August 20, 2013: Careers

One of my characteristic traits is worrying. I always need to be in the know about my future, whether is what I am doing the next day or in the next year. I’m one of the few people in my family to have been born in the United States, and I’m even luckier to have been raised here. I’ve had everything at my disposal. Thus, my parents made sure I’d be working towards having a more affluent lifestyle compared to theirs. In high school, my main concern was deciding which university I would attend, the University of Miami or Florida International University. I already knew I would be majoring in Nursing, like my parents did. Upon visiting FIU and learning about their Nursing Program, I made up my mind to send in my enrollment fee later in the afternoon. FIU students got to work with these super expensive and ultra cool mannequins! (One even gives birth to a mannequin baby!). Furthermore, FIU was offering me a full tuition scholarship and with my Bright Futures Scholarship, I would be getting a refund every semester. Had I chosen to attend UM, I would be borrowing over $30,000 in loans every SEMESTER.


This coming spring I have to begin applying to nursing nursing schools. I believe my GPA is high enough to be accepted by FIU, but you never know, maybe more qualified candidates will apply. My other choices for nursing school are UM, Barry, and Palm Beach Atlantic because the only other city that excites me almost more than Miami is Palm Beach 😉 Even though UM (and UCLA) will always be my dream school(s), I’m still not sure if I am willing to take out student loans totaling almost $100,000 by the time I graduate. I still have plans to go to graduate school and get my masters in Nursing, which I know I’ll definitely need loans to attend. So perhaps by then, after I’ve been working for at least two years, I’ll be more confident about being able to repay my loans.


Furthermore, I’ve decided to minor in Art History, perhaps even returning to school eventually to earn enough credits to get my Bacherlor’s Degree in it. If my I don’t make it as a professional tennis player and if nursing just isn’t for me, then I think I would like to work on the art scene.

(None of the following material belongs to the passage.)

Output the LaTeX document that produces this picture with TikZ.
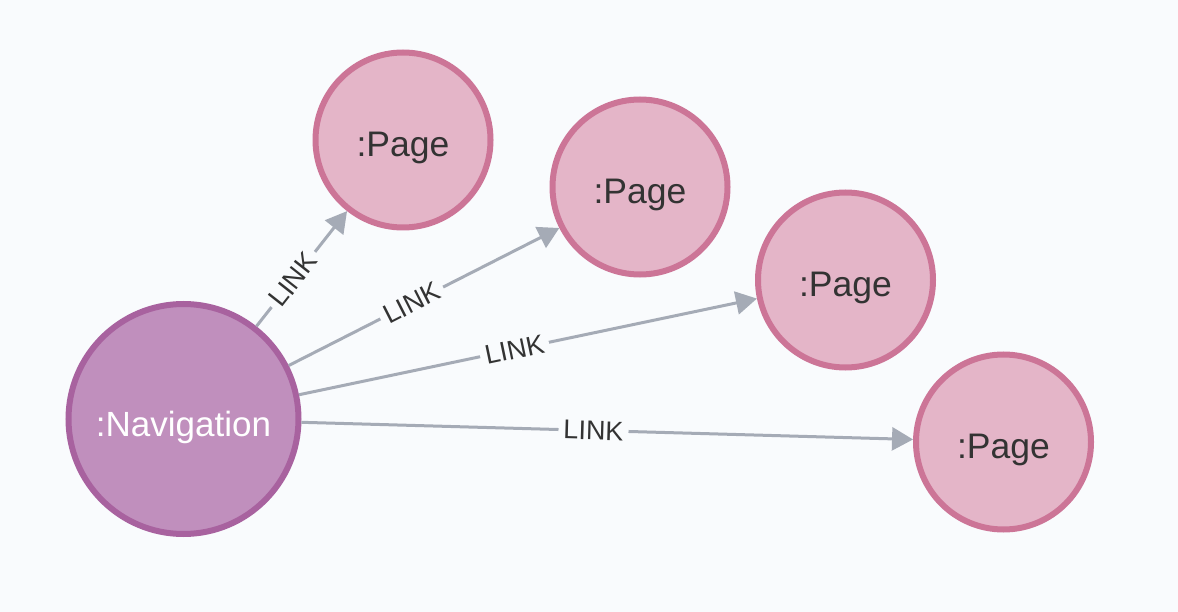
\documentclass[tikz,border=0pt]{standalone}
\usepackage{fontspec}
\setmainfont{Liberation Sans}
\usetikzlibrary{arrows.meta}
\definecolor{bg}{HTML}{F9FBFD}
\definecolor{navfill}{HTML}{C08FBD}
\definecolor{navdraw}{HTML}{A8629F}
\definecolor{pagefill}{HTML}{E4B5C8}
\definecolor{pagedraw}{HTML}{CC7597}
\definecolor{edgecol}{HTML}{A5ABB6}
\definecolor{txt}{HTML}{333333}
\newcommand\lowtext[1]{\raisebox{-8pt}[\height][\depth]{#1}}
\tikzset{
  navnode/.style={circle, fill=navfill, draw=navdraw, line width=6pt, minimum size=230pt, inner sep=0pt, text=white, font=\fontsize{35}{40}\selectfont},
  pagenode/.style={circle, fill=pagefill, draw=pagedraw, line width=6pt, minimum size=175pt, inner sep=0pt, text=txt, font=\fontsize{35.5}{40}\selectfont},
  edge/.style={draw=edgecol, line width=3pt, -{Triangle[length=21pt,width=23pt]}},
  lbl/.style={fill=bg, text=txt, inner sep=5pt, font=\fontsize{27}{32}\selectfont, sloped, midway}
}
\begin{document}
\begin{tikzpicture}[x=1pt,y=-1pt]
\fill[bg] (0,0) rectangle (1178,612);
\useasboundingbox (0,0) rectangle (1178,612);
\node[navnode] (nav) at (183.5,419) {\lowtext{:Navigation}};
\node[pagenode] (p1) at (403,140) {\lowtext{:Page}};
\node[pagenode] (p2) at (640,187) {\lowtext{:Page}};
\node[pagenode] (p3) at (845.5,280) {\lowtext{:Page}};
\node[pagenode] (p4) at (1003.5,442) {\lowtext{:Page}};
\draw[edge] (nav) -- (p1);
\draw[edge] (nav) -- (p2);
\draw[edge] (nav) -- (p3);
\draw[edge] (nav) -- (p4);
\path (nav.center) -- node[lbl] {LINK} (p1.center);
\path (nav.center) -- node[lbl] {LINK} (p2.center);
\path (nav.center) -- node[lbl] {LINK} (p3.center);
\path (nav.center) -- node[lbl] {LINK} (p4.center);
\end{tikzpicture}
\end{document}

One of my oldest friends, my former neighbor, and a former classmate at FIU is also involved in the art industry. I remember marveling at her paintings when I used to hang out at her house when she was in middle school and I was still in elementary school. She still paints today.


I was talking to her in the yard separating her house from mine and she told me about a friend who majored in Art History and was able to intern for David Castillo, a famous art curator in Miami, because of her acquaintance with him. Perhaps, when I have the time, I’ll be able to approach her for her help in acquiring the same internship or somewhere else she has influence.

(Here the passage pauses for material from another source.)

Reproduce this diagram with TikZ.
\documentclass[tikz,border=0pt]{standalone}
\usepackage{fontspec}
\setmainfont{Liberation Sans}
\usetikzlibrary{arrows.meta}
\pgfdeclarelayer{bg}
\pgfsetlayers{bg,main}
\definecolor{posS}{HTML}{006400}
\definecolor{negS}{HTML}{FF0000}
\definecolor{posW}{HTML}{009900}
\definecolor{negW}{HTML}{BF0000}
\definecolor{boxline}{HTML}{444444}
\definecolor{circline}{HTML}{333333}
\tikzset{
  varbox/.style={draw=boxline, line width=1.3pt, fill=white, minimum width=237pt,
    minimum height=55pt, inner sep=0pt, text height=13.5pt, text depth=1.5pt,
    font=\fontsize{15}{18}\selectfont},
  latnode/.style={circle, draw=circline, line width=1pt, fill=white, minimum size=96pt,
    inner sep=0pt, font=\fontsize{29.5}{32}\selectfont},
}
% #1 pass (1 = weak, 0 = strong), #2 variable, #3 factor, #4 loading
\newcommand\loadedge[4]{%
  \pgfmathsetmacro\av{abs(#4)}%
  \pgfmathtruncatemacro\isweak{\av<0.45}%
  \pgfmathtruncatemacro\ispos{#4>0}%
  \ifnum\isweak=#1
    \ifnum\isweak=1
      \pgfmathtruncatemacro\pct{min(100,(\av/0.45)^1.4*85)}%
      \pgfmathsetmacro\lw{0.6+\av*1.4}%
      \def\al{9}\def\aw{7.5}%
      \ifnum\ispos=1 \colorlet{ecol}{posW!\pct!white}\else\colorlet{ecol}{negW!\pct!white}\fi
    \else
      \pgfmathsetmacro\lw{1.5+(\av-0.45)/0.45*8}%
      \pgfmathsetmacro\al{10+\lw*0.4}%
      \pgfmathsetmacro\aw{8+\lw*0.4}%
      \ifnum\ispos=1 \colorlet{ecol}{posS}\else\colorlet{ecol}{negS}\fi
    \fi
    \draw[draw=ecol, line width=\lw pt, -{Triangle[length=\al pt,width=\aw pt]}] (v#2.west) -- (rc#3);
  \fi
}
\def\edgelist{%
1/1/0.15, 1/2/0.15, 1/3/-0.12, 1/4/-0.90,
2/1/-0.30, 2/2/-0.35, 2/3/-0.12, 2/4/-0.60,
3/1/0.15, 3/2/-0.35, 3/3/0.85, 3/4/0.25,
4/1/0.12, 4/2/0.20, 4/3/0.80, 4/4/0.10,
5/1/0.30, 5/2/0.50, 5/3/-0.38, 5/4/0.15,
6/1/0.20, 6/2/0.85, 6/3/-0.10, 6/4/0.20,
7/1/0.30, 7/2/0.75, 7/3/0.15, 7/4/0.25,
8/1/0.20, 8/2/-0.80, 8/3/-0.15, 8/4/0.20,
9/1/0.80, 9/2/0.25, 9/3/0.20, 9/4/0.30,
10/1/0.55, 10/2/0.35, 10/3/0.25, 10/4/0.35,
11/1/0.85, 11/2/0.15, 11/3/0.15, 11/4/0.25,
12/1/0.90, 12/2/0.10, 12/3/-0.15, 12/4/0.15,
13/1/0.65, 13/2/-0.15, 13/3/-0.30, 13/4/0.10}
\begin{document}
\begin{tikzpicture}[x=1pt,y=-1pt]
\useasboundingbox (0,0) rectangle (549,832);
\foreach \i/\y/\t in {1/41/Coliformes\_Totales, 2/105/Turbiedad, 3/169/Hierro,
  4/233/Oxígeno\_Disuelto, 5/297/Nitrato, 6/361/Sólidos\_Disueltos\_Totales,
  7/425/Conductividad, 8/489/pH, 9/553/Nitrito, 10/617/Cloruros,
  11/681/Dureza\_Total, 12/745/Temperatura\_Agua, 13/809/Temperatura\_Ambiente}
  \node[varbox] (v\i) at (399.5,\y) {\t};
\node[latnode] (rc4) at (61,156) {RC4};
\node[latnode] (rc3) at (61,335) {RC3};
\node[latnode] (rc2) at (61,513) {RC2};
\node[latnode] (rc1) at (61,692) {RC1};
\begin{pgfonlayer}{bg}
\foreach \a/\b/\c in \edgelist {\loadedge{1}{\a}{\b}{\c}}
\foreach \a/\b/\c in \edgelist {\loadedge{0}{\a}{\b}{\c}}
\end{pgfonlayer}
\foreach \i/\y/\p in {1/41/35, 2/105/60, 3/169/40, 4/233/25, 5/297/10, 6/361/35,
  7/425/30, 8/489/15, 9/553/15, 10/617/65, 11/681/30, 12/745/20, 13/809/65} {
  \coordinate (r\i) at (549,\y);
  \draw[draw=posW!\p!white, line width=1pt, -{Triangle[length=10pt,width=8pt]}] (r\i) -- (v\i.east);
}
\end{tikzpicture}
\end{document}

I also have the option of applying for an internship with the Wolfsonian, FIU’s art museum in Downtown Miami. There are also volunteer positions in FIU’s Frost Museum, which may eventually lead to an internship should I show promise.

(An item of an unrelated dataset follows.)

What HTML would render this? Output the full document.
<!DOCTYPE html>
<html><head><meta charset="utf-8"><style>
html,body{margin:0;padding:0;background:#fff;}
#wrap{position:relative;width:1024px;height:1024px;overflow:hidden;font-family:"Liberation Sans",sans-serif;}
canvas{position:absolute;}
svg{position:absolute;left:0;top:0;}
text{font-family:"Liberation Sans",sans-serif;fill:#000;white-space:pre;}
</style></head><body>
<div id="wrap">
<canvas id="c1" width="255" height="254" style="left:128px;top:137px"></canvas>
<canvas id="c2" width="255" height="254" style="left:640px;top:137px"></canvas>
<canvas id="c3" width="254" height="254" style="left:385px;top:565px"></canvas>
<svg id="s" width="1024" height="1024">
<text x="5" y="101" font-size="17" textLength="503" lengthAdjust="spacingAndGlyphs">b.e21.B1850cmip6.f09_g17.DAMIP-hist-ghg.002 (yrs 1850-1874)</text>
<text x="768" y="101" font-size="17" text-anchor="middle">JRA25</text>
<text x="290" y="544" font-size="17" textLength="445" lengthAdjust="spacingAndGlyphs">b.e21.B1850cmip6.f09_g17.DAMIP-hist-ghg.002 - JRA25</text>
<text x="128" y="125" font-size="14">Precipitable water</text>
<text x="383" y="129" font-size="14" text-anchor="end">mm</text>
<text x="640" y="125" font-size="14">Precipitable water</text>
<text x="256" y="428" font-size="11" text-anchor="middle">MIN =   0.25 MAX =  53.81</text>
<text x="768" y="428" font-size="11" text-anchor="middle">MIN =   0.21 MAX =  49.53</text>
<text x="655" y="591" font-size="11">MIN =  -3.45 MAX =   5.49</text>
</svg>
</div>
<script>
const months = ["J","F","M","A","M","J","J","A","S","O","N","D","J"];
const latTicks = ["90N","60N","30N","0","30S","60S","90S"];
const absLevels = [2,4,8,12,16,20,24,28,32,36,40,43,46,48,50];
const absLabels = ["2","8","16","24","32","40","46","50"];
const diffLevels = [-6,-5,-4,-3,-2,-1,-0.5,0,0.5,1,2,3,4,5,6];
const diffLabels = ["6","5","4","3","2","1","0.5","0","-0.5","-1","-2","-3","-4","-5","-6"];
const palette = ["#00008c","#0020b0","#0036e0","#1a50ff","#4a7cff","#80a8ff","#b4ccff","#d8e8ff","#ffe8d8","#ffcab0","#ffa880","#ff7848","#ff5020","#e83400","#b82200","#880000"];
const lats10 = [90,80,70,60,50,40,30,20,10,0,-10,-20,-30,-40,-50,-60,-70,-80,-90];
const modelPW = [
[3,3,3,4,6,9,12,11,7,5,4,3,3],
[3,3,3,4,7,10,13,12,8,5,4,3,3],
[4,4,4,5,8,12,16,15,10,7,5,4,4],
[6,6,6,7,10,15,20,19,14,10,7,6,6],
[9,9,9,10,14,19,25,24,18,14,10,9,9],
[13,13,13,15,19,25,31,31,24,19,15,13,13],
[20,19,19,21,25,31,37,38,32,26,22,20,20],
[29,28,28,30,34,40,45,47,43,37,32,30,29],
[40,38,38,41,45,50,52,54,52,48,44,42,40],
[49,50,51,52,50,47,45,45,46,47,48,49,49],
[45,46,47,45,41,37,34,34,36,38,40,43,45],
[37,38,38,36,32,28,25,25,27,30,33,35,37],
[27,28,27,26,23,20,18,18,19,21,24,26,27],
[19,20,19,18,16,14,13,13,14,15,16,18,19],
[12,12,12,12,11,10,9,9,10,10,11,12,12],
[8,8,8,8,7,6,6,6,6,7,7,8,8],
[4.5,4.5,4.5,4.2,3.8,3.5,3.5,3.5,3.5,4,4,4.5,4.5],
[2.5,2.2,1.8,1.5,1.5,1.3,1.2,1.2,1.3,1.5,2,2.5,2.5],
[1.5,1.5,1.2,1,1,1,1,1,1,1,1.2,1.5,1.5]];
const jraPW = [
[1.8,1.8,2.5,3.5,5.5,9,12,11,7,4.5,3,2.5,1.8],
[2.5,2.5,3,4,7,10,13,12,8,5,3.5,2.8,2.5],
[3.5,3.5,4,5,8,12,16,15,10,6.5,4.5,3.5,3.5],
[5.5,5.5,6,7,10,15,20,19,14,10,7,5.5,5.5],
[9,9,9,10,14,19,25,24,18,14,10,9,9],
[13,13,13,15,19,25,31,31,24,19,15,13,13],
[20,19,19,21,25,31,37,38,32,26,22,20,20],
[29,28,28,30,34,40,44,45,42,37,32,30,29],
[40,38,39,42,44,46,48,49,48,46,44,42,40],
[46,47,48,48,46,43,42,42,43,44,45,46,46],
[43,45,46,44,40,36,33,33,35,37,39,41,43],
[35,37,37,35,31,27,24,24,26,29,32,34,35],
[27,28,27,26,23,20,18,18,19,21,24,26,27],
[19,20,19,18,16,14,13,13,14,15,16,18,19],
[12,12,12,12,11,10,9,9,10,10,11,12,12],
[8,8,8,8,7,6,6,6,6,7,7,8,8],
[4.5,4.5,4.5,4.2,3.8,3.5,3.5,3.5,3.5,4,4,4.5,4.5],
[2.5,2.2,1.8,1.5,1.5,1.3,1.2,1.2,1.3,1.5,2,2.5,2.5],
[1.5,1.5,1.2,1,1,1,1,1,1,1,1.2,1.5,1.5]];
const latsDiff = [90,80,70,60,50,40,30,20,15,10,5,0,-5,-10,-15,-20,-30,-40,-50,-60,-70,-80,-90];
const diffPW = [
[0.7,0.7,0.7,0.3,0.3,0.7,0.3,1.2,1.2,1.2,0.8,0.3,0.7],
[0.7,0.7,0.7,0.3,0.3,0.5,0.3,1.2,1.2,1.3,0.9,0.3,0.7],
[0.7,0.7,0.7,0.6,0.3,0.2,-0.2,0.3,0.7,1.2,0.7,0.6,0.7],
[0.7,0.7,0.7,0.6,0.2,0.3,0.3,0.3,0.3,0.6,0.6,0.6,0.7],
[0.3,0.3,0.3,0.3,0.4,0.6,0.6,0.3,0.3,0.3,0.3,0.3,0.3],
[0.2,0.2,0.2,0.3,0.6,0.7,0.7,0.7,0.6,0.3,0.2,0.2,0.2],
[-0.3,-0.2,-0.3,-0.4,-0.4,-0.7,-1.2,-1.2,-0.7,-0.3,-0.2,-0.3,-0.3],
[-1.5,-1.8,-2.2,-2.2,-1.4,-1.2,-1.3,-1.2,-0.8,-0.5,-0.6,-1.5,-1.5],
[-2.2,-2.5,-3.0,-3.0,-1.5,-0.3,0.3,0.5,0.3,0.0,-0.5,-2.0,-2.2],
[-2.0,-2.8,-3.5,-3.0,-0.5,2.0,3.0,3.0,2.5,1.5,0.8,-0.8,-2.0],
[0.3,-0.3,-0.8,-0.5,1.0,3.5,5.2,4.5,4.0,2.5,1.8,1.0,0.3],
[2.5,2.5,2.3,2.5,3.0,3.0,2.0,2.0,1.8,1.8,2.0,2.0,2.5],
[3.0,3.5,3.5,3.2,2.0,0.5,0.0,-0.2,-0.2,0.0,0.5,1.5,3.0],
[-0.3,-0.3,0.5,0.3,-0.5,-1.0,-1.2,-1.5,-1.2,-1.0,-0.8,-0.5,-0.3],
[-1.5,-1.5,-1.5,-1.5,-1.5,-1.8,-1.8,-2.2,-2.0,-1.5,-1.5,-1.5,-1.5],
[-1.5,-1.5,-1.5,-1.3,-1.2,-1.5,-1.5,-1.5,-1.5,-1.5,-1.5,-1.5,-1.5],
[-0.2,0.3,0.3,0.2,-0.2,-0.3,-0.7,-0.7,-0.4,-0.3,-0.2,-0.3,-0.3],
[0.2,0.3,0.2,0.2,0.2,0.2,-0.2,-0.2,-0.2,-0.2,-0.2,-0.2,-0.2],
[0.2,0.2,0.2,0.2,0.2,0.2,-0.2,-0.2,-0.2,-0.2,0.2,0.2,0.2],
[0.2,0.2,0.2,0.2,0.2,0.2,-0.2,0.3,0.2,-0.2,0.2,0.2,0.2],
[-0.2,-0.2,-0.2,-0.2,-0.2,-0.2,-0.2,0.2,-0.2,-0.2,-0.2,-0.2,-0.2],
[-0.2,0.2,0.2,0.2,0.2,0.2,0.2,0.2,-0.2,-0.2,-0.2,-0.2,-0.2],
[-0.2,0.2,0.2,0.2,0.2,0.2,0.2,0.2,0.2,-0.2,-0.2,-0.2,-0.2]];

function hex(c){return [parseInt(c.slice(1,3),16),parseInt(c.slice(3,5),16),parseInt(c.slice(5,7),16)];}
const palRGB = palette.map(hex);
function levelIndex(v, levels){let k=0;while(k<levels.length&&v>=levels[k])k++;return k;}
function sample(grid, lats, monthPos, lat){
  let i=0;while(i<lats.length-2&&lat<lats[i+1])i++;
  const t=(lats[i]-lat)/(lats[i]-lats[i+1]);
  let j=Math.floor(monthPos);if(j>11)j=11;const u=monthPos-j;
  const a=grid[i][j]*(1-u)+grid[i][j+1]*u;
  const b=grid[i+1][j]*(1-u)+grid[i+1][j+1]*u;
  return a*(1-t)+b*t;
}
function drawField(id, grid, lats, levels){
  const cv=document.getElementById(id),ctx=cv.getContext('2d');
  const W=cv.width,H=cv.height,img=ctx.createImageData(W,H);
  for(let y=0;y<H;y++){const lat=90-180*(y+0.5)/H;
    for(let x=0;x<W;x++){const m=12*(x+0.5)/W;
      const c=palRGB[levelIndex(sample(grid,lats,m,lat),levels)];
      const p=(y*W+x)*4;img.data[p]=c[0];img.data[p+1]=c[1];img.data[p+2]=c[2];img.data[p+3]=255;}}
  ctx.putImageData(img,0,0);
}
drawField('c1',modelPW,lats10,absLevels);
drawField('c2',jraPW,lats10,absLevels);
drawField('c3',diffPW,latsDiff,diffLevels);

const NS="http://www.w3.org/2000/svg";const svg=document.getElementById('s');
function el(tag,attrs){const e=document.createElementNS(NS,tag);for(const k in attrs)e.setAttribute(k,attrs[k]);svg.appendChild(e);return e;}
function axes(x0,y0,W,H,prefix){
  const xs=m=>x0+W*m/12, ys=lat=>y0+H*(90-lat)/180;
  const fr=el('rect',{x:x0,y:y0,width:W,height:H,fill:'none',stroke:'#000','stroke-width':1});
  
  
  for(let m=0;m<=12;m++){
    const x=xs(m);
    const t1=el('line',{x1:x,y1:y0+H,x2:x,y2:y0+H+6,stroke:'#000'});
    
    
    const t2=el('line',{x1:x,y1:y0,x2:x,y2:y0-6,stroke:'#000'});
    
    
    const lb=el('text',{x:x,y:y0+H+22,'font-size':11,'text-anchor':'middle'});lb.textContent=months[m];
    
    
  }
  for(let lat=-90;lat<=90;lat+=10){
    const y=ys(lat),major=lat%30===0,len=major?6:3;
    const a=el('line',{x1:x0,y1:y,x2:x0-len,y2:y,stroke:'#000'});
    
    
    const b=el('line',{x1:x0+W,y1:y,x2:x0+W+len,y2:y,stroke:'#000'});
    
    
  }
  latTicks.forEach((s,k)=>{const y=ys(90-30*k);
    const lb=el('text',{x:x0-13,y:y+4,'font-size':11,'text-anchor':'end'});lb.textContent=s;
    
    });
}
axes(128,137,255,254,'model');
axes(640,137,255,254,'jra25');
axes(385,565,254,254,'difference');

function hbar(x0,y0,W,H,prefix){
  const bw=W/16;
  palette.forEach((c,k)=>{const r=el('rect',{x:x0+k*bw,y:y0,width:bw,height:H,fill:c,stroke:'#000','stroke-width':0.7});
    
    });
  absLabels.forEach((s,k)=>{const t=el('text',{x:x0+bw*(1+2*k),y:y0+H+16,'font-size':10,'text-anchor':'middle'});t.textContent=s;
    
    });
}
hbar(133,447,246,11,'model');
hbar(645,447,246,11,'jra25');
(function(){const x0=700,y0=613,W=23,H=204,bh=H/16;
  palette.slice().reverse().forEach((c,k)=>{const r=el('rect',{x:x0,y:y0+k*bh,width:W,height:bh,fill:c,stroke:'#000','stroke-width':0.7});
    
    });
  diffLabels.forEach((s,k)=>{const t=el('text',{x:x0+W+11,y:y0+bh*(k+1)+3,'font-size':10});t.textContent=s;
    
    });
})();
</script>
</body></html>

If it was a perfect world, I would try to major in Art as well, and take multitudes of classes in English, Politics, Religious Studies, and Psychology. I’d also like to take classes at other universities. There is so much to learn from so many places. I feel myself drowning in the possibilities of life and perhaps that is why I prefer to just waste spend my time writing or blogging or reading a book because I’m afraid to acknowledge all of the things I am missing out on. Or perhaps I shouldn’t consider my “boring” habits as missing out on anything. There is beauty in those activities, isn’t there. It’s all just a matter of perspective. It’s the joy and satisfaction that you get from what you do that makes life great, isn’t it?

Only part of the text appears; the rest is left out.